- [Input rows]:
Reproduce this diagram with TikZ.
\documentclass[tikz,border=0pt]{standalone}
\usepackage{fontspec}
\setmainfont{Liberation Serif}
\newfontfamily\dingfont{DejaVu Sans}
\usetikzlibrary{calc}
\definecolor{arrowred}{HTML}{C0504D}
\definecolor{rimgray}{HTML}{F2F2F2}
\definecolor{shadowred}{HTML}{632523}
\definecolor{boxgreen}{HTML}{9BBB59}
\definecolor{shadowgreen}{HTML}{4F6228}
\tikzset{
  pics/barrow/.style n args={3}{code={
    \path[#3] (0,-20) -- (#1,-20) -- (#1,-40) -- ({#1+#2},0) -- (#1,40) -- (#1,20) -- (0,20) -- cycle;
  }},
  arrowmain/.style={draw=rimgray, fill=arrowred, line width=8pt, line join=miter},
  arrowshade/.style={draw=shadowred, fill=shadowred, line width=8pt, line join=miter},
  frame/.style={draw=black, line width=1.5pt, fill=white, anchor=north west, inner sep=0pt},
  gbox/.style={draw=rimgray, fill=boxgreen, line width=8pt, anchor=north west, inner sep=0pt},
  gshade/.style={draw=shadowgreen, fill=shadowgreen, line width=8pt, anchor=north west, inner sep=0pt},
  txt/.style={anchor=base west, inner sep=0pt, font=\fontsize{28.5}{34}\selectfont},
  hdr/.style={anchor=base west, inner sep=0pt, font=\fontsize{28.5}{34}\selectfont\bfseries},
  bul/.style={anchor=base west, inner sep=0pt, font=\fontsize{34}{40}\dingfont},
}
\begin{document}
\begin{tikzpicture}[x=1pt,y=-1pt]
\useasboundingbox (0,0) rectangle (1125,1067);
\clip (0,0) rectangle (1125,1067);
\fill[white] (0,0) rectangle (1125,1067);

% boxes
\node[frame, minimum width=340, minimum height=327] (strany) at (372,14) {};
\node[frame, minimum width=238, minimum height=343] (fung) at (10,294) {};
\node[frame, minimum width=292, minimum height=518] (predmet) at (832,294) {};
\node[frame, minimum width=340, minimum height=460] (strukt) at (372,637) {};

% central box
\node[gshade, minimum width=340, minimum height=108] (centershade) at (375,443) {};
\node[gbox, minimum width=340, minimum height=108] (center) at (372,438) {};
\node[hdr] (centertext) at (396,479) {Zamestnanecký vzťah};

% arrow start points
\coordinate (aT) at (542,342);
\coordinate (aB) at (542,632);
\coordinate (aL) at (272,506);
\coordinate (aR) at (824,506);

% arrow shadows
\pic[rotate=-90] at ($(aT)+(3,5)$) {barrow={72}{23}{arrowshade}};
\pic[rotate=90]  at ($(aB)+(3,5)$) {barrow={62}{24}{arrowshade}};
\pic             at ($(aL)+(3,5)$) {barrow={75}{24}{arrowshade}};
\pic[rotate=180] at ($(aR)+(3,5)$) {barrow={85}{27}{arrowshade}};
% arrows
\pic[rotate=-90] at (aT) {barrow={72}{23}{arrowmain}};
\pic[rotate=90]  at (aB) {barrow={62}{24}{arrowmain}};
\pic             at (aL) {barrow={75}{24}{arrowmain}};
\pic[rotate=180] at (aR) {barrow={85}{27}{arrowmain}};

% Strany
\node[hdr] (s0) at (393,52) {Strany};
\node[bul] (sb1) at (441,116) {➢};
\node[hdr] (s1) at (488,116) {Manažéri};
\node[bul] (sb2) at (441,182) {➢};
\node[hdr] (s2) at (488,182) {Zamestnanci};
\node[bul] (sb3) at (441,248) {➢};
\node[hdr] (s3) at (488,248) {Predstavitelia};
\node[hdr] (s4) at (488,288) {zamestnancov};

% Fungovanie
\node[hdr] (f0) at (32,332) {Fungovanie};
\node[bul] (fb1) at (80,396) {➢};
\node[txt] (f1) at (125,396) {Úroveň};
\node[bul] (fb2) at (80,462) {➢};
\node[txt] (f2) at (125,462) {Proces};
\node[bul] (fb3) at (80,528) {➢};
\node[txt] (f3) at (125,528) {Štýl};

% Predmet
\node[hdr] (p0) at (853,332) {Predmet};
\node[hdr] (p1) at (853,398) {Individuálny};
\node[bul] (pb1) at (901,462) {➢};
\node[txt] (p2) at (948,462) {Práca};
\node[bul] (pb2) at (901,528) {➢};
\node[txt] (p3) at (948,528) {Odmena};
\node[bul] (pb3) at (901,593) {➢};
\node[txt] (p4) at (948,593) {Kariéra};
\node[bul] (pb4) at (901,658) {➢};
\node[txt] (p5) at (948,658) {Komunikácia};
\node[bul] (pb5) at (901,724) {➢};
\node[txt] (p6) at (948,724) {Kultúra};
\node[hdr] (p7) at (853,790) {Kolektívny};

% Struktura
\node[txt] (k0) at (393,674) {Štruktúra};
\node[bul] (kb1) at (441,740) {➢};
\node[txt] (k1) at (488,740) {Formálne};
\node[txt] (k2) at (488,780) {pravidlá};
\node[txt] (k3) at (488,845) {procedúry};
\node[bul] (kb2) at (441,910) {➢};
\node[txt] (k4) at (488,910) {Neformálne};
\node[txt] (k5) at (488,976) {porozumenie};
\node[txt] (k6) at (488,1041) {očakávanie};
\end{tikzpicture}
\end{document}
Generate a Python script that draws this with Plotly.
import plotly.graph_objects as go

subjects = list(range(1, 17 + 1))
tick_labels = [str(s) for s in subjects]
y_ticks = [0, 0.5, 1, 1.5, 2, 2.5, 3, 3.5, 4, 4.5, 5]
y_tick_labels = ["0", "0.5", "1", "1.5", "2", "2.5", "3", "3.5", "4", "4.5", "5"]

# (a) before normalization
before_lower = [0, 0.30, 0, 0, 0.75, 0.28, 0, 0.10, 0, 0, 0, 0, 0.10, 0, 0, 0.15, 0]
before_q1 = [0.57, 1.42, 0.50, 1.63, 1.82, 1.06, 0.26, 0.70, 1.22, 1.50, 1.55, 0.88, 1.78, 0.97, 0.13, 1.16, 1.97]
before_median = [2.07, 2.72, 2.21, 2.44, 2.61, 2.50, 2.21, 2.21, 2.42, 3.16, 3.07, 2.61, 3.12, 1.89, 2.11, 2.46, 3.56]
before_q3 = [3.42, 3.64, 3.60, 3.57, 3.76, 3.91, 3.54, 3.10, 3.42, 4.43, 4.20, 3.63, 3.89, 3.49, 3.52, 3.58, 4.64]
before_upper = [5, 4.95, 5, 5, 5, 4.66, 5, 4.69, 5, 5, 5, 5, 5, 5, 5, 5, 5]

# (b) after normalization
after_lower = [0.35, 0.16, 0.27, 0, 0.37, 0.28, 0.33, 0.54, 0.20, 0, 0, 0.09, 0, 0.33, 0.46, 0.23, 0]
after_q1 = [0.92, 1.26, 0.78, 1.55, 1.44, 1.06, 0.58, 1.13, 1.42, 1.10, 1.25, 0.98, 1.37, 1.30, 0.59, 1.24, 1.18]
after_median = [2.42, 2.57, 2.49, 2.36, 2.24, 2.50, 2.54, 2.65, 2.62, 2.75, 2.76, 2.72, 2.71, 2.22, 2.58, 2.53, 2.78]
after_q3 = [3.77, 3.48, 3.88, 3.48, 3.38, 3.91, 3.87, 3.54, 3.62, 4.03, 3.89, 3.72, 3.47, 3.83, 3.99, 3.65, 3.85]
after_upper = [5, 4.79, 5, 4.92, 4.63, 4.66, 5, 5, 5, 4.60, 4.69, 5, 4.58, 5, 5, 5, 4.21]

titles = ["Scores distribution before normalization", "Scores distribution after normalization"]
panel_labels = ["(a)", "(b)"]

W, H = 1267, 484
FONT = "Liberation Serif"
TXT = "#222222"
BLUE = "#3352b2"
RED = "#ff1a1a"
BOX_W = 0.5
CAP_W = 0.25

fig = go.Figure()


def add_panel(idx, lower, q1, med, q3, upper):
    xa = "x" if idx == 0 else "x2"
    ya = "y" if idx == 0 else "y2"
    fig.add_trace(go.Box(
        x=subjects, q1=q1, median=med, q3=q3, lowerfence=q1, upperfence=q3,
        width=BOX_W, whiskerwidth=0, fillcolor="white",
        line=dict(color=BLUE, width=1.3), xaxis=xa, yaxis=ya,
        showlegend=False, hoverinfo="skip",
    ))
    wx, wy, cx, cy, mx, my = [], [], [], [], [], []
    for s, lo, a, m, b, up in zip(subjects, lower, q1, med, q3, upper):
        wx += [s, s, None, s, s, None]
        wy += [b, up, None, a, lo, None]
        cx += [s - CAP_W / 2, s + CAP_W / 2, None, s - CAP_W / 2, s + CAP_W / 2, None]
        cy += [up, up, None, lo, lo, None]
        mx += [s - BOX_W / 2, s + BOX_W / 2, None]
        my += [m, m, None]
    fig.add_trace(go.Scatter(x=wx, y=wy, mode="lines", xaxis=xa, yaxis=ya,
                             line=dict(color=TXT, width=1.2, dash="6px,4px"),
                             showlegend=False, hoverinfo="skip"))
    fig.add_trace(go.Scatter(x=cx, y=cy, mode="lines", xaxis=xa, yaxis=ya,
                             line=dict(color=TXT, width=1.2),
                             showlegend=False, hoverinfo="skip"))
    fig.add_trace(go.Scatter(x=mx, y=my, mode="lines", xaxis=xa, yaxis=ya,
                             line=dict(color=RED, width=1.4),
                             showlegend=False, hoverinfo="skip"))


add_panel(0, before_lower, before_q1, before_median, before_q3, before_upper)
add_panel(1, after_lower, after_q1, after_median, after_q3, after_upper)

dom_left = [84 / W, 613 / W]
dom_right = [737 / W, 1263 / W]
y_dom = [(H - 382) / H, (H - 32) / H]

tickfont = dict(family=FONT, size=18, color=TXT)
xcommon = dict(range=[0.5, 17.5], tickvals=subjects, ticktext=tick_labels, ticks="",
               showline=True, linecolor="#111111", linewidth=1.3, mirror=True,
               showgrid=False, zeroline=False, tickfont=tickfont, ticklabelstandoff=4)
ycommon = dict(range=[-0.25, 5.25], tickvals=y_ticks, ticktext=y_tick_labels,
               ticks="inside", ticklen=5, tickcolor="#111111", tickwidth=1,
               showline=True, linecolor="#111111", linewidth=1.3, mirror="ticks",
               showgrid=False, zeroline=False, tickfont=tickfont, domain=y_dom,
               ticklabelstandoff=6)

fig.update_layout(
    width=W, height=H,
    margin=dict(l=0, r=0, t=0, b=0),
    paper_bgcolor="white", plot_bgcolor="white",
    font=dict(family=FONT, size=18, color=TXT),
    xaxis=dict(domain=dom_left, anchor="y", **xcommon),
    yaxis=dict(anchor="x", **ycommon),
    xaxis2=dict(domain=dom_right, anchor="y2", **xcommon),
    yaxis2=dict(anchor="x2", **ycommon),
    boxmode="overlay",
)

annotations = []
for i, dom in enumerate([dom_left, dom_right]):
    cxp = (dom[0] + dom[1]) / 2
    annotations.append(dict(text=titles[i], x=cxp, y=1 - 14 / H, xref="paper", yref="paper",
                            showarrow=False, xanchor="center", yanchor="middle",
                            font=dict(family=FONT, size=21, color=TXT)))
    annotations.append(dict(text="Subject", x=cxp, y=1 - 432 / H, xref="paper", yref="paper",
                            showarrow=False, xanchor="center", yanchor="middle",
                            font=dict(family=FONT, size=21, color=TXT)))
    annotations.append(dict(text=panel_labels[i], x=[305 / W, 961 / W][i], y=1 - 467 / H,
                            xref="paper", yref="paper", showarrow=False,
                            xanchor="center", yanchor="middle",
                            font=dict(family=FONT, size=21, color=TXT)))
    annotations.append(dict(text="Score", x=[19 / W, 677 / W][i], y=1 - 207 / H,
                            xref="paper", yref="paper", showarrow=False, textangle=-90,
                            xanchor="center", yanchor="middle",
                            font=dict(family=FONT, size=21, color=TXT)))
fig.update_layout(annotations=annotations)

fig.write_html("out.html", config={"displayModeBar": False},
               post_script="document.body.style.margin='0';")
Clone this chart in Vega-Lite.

- [Objective]:
Reproduce exactly, and only, the lines from the one that contains "Generate a Python" down to the one that contains "5, 5, 5, 5, 5]", both ends included.

- [Solution below]:
Generate a Python script that draws this with Plotly.
import plotly.graph_objects as go

subjects = list(range(1, 17 + 1))
tick_labels = [str(s) for s in subjects]
y_ticks = [0, 0.5, 1, 1.5, 2, 2.5, 3, 3.5, 4, 4.5, 5]
y_tick_labels = ["0", "0.5", "1", "1.5", "2", "2.5", "3", "3.5", "4", "4.5", "5"]

# (a) before normalization
before_lower = [0, 0.30, 0, 0, 0.75, 0.28, 0, 0.10, 0, 0, 0, 0, 0.10, 0, 0, 0.15, 0]
before_q1 = [0.57, 1.42, 0.50, 1.63, 1.82, 1.06, 0.26, 0.70, 1.22, 1.50, 1.55, 0.88, 1.78, 0.97, 0.13, 1.16, 1.97]
before_median = [2.07, 2.72, 2.21, 2.44, 2.61, 2.50, 2.21, 2.21, 2.42, 3.16, 3.07, 2.61, 3.12, 1.89, 2.11, 2.46, 3.56]
before_q3 = [3.42, 3.64, 3.60, 3.57, 3.76, 3.91, 3.54, 3.10, 3.42, 4.43, 4.20, 3.63, 3.89, 3.49, 3.52, 3.58, 4.64]
before_upper = [5, 4.95, 5, 5, 5, 4.66, 5, 4.69, 5, 5, 5, 5, 5, 5, 5, 5, 5]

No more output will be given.